B&WのSMRを選定 米国のSMR開発支援計画

米エネルギー省(DOE)は20日、バブコック&ウィルコックス(B&W)社が開発中の小型モジュール炉(SMR)「mPower」を米国政府が商業化支援する2設計の1つに選定したと発表した。B&W社はテネシー峡谷開発公社(TVA)およびベクテル社と設立した開発チームにより、受動的安全系を備えた出力18万kW規模の地下建設式・一体型PWRの開発を進めていく。DOEはまた、支援対象とする残りの1設計についても、年末までに選定すると見られている。

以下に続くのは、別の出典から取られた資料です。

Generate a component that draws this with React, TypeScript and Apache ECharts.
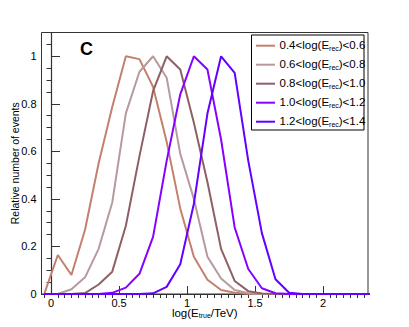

SMRは大型炉と比べて工期が短く建設価格も手頃なことから、米国では小規模の電力会社からのニーズを見込むメーカー各社がSMRを開発中だ。連邦政府も「米国人が米国の技術でクリーンエネルギーを作り、世界に輸出する」という基本コンセプトの下、今年1月にSMRの開発に関する資金提供公募(FOA)案を発表。民間とのコスト分担により2022年までに2設計の営業運転を目指すというプログラムで、DOEは3月末、米国SMRの初号機エンジニアリングや設計認証および認可を支援していくため、4億5000万ドルの支援提供を約束していた。

省内にはこの件に関する長官の諮問委員会(SEAB)が設置されており、同プログラム以降の作業についてDOE長官から、1)米国が民生用原子力分野でリーダーシップを取れるようなSMRの安全性や核不拡散性の基準となる分野を特定せよ2)商業化における課題や不確定要素、リスクを特定するとともに、そうしたリスクへの適切な対応方法や開発を加速するための政策的な助言を提示せよ――との指示を受けていた。

SEABはFOAの設計選定手続きとは直接関わりはないものの、16日に審議した長官宛て報告書案の中で、これらに対する調査結果を次のように説明している。すなわち、1)SMRには安全上、いくつかの新しい課題が見受けられるが、米原子力規制委員会(NRC)では標準的な低濃縮ウランを燃料とする軽水炉型SMRの設計、認証・許認可手続きの適用を準備していると思われる。

NRCの許認可は一般的に、国際的な安全規制を代表する存在と見られており、米国SMRの認証・許認可支援プログラムが上手くいけば、民生用原子力分野で米国のリーダーシップ促進につながるだろう。また、低濃縮ウランを使用する軽水炉は保障措置を適用し易い構造であり、国際的な核不拡散基準を満たすことも可能と考えられる。

2)SMRの商業化における主要リスクは「安全確保で妥協することなく、天然ガス火力や次世代の大型原発などの代替案より発電コストを安くできるか」という点。また、プログラム終了後も開発を継続する判断を下した場合、成功を約束できる規模で政府が投資を行うべきだ。米国政府は直接的、非直接的にも多くの支援手段を有しており、中途半端な施策は結局無駄に終わるだろう。

こうした状況から、SEABは低濃縮ウランを使う軽水炉型SMRの開発と建設を非常に有望視する一方、SMR産業の構築には長期的な努力と米国政府の継続的な支援が必要だと結論づけた。

また、SMRの商業化には不確定要素が数多く残されているため、DOE長官が政府の統一的なSMR戦略を構築し、必要に応じて改訂していくよう勧告している。